As a gardener, what this means is that I can have a year round salad garden. The trick to it is planting the right amounts at the right time. For example, in summer things grow quick, so I plant less and more often. In late summer and fall I turn a majority of my garden over to growing my winter and spring salad garden. In winter, things pretty much stop growing, so whatever I was able to plant and grow in fall is what I will have to last me through the winter. In spring, is when things start to grow again, so the smaller salad plants I planted in the fall start to get some growth on them again.
A couple of weeks ago I planted a small section of my garden with my first summer salad items. I am still harvesting lettuce and spinach that I planted last fall, while I wait for my summer lettuce and spinach to grow. In other words, the pictures below are of different kinds of lettuce that I planted last year, which either survived the winter or grew early this spring from seed still in the ground.

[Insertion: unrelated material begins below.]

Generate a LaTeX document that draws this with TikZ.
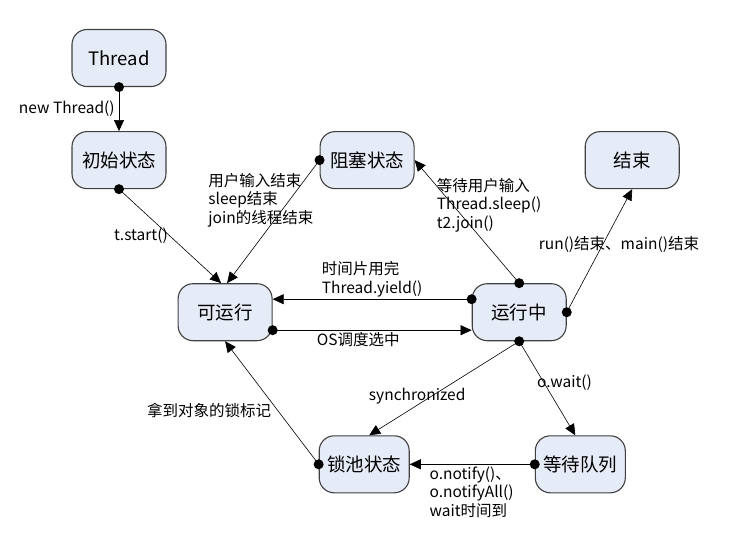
\documentclass[tikz,border=0pt]{standalone}
\usepackage{fontspec}
\setmainfont{Noto Sans CJK SC}
\usepackage{tikz}
\usetikzlibrary{arrows.meta,positioning}
\definecolor{stateblue}{RGB}{230, 236, 247}
\definecolor{stateline}{RGB}{64, 64, 64}
\tikzstyle{state} = [rectangle, rounded corners=15pt, draw=stateline, line width=1.1pt, fill=stateblue, text=black, text centered, font=\fontsize{18.5}{22}\selectfont, minimum width=94pt, minimum height=57pt, inner sep=0pt]
\tikzstyle{textonly} = [draw=none, fill=none, align=left, font=\fontsize{15.5}{18.5}\selectfont, inner sep=1pt]
\tikzstyle{lbl} = [draw=none, fill=none, font=\fontsize{15.5}{18.5}\selectfont, inner sep=2pt]
\tikzstyle{dot} = [circle, fill=black, draw=none, inner sep=0pt, minimum size=10pt]
\tikzstyle{tedge}  = [line width=0.6pt, -{Triangle[length=11pt,width=10pt]}]

\begin{document}
\begin{tikzpicture}[x=1pt, y=1pt]
\useasboundingbox (0,0) rectangle (750,-542);

% states =============================
\node[state] (thread) at (119,-58) {Thread};
\node[state, below=44pt of thread] (init) {初始状态};
\node[state, right=153pt of init] (blocked) {阻塞状态};
\node[state, right=170pt of blocked] (dead) {结束};
\node[state, below right=94pt and 11pt of init] (runnable) {可运行};
\node[state, right=199pt of runnable] (running) {运行中};
\node[state, minimum width=90pt, below right=94pt and 46pt of runnable] (lockpool) {锁池状态};
\node[state, minimum width=90pt, right=125pt of lockpool] (waitq) {等待队列};
\node[textonly, below left=12pt and 5pt of blocked.west] (wakeup) {用户输入结束\\sleep结束\\join的线程结束};
\node[textonly, below right=17pt and 21pt of blocked.east] (block) {等待用户输入\\Thread.sleep()\\t2.join()};
\node[textonly, below left=46pt and -68pt of dead.south] (finish) {run()结束、main()结束};

% edges
\draw[tedge] (thread.south) -- node[lbl, left=2pt] {new Thread()} (init.north);
\draw[tedge] (init.south) -- node[lbl, left, pos=0.5] {t.start()} ([xshift=-4pt]runnable.north);
\draw[tedge] (blocked.west) -- ([xshift=2pt]runnable.north);
\draw[tedge] (running.north) -- (blocked.east);
\draw[tedge] (running.east) -- (dead.south);
\draw[tedge] ([yshift=13pt]running.west) -- node[lbl, above, align=left] {时间片用完\\Thread.yield()} ([yshift=13pt]runnable.east);
\draw[tedge] ([yshift=-18pt]runnable.east) -- node[lbl, below, pos=0.43] {OS调度选中} ([yshift=-18pt]running.west);
\draw[tedge] (running.south) -- node[lbl, pos=0.58, xshift=-15pt] {synchronized} ([xshift=5pt]lockpool.north);
\draw[tedge] (running.south) -- node[lbl, pos=0.44, right, xshift=-9pt] {o.wait()} ([xshift=-5pt]waitq.north);
\draw[tedge] (lockpool.west) -- node[lbl, pos=0.44, left, xshift=-4pt] {拿到对象的锁标记} (runnable.south);
\draw[tedge] (waitq.west) -- node[lbl, pos=0.86, below right, align=left] {o.notify()、\\o.notifyAll()\\wait时间到} (lockpool.east);

% start dots
\node[dot] (d1) at (thread.south) {};
\node[dot] (d2) at (init.south) {};
\node[dot] (d3) at (blocked.west) {};
\node[dot] (d4) at (running.north) {};
\node[dot] (d5) at (running.east) {};
\node[dot] (d6) at ([yshift=13pt]running.west) {};
\node[dot] (d7) at ([yshift=-18pt]runnable.east) {};
\node[dot] (d8) at (running.south) {};
\node[dot] (d9) at (lockpool.west) {};
\node[dot] (d10) at (waitq.west) {};

\end{tikzpicture}
\end{document}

I’ve found that I like variety in my salad. I learned this the hard way. Two years ago I tried to feed myself and my family salads made from a single type of lettuce. Boring salads quickly grow unappetizing.
So, I now tend to buy lettuce mixes that are season or theme based.
Overall, I prefer leaf lettuce, since it is easy to cut back just a part of it and let the plant grow back, allowing me multiple harvests.

Being an edible landscaper, I try to incorporate aesthetics in my salad gardens by intermingling my salad plants with other companion plants. I avoid planting in rows, unless that is the shape of the area I am planting in. This makes for a much more natural and organic look to my garden, which I find much more pleasing to look at.
I tend to over plant, then thin out the plants as baby greens for salad. The salads made out of baby greens are really good, though it takes more time washing the smaller greens.
I prefer growing my salad greens in my raised garden beds, which are formed out of treated lumber. The treatment process is based on a copper compound, which seems to detract the slugs more. It doesn't totally eliminate the slugs getting to my lettuce, but I do see a lot less slug damage.